Similarly to cropping you can get a performance boost by scaling down your image. If you know the text is likely to be quite large in your image then scaling it down will likely retain sufficient clarity to still be able to extract the text and Apple’s algorithm should go quicker, though the accuracy does reduce so be careful with this!
There may also be some filtering that you can do to your image to improve the clarity of the text: tweaking brightness, contrast and more may pick out the text better.
So words are good, but what about letters?
I found that detecting individual letters wasn't as good as whole words. I’m sure we’ve all seen those word game apps where you have to form words from a pool of letters. They come in various formats but generally have the letters laid out in a circle near the bottom of the screen:
I figured if I ran OCR on this image I’d be able to do a search on a dictionary of words in the English language and get all the words to solve the puzzle!
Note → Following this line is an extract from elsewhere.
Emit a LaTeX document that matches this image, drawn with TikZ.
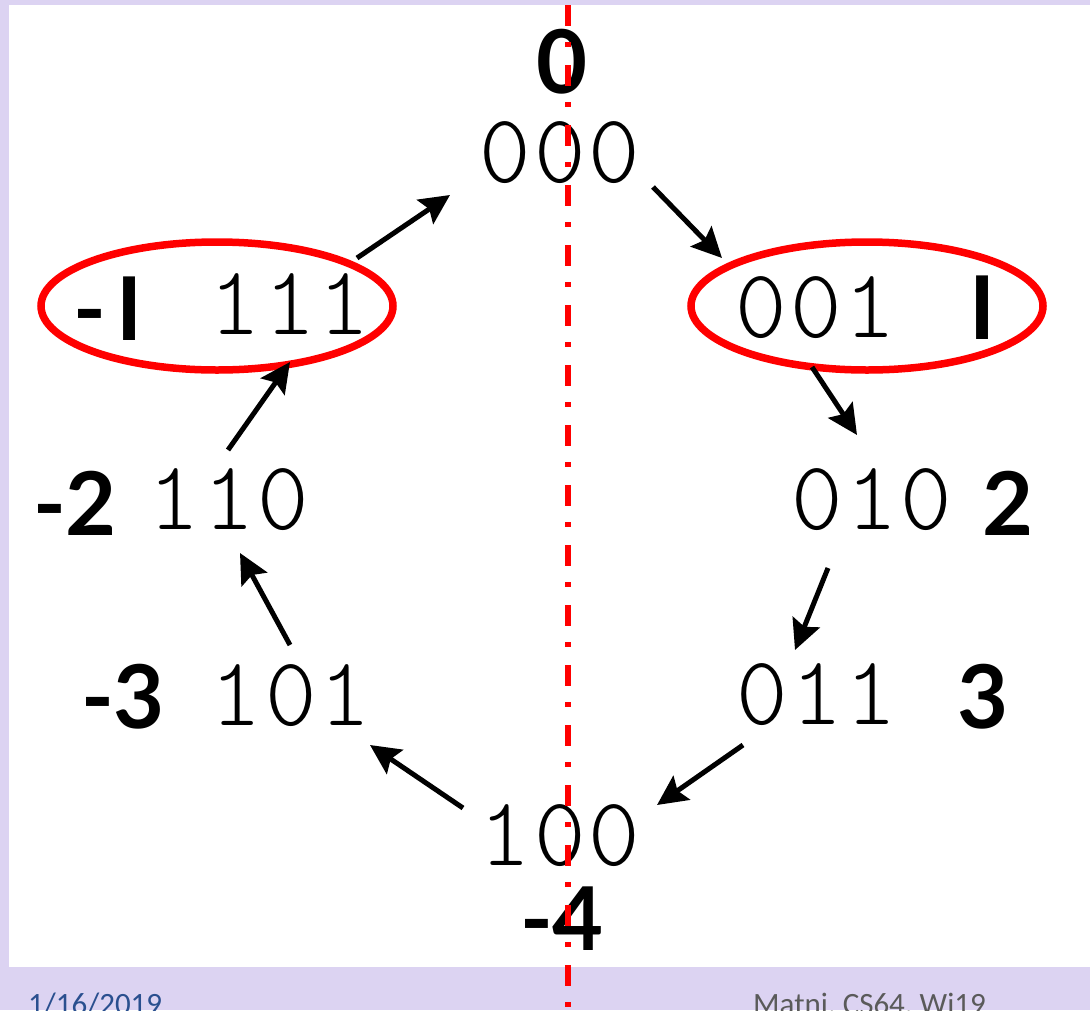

Haha, tech for the win! Or, equally, how to ruin a game with cheating…
Generally, the OCR picks out most of the letters ok but it would rarely ever get them all. I think a lot of the accuracy with words and sentences comes from the fact Apple doesn’t simply treat each letter in a word as an individual item to be recognised, rather they’re making a list of guesses for each letter and then seeing which of those guesses is the most likely based on what other letters are around it.
Applications in testing
The reason I was looking into OCR in the first place was that I wanted to see if I could create some automated tests that would validate what text was on screen at various points in time.
If you know the view hierarchy of your app you can potentially just find the right view that has your text on and read it from the view’s text property. But just because you can find the view doesn’t necessarily mean it’s visible to the user. Or maybe the text is being rendered in such a way that you can’t pull it out of a property. In these situations, OCR might be a good way of confirming what text is visible to the user in an automated manner.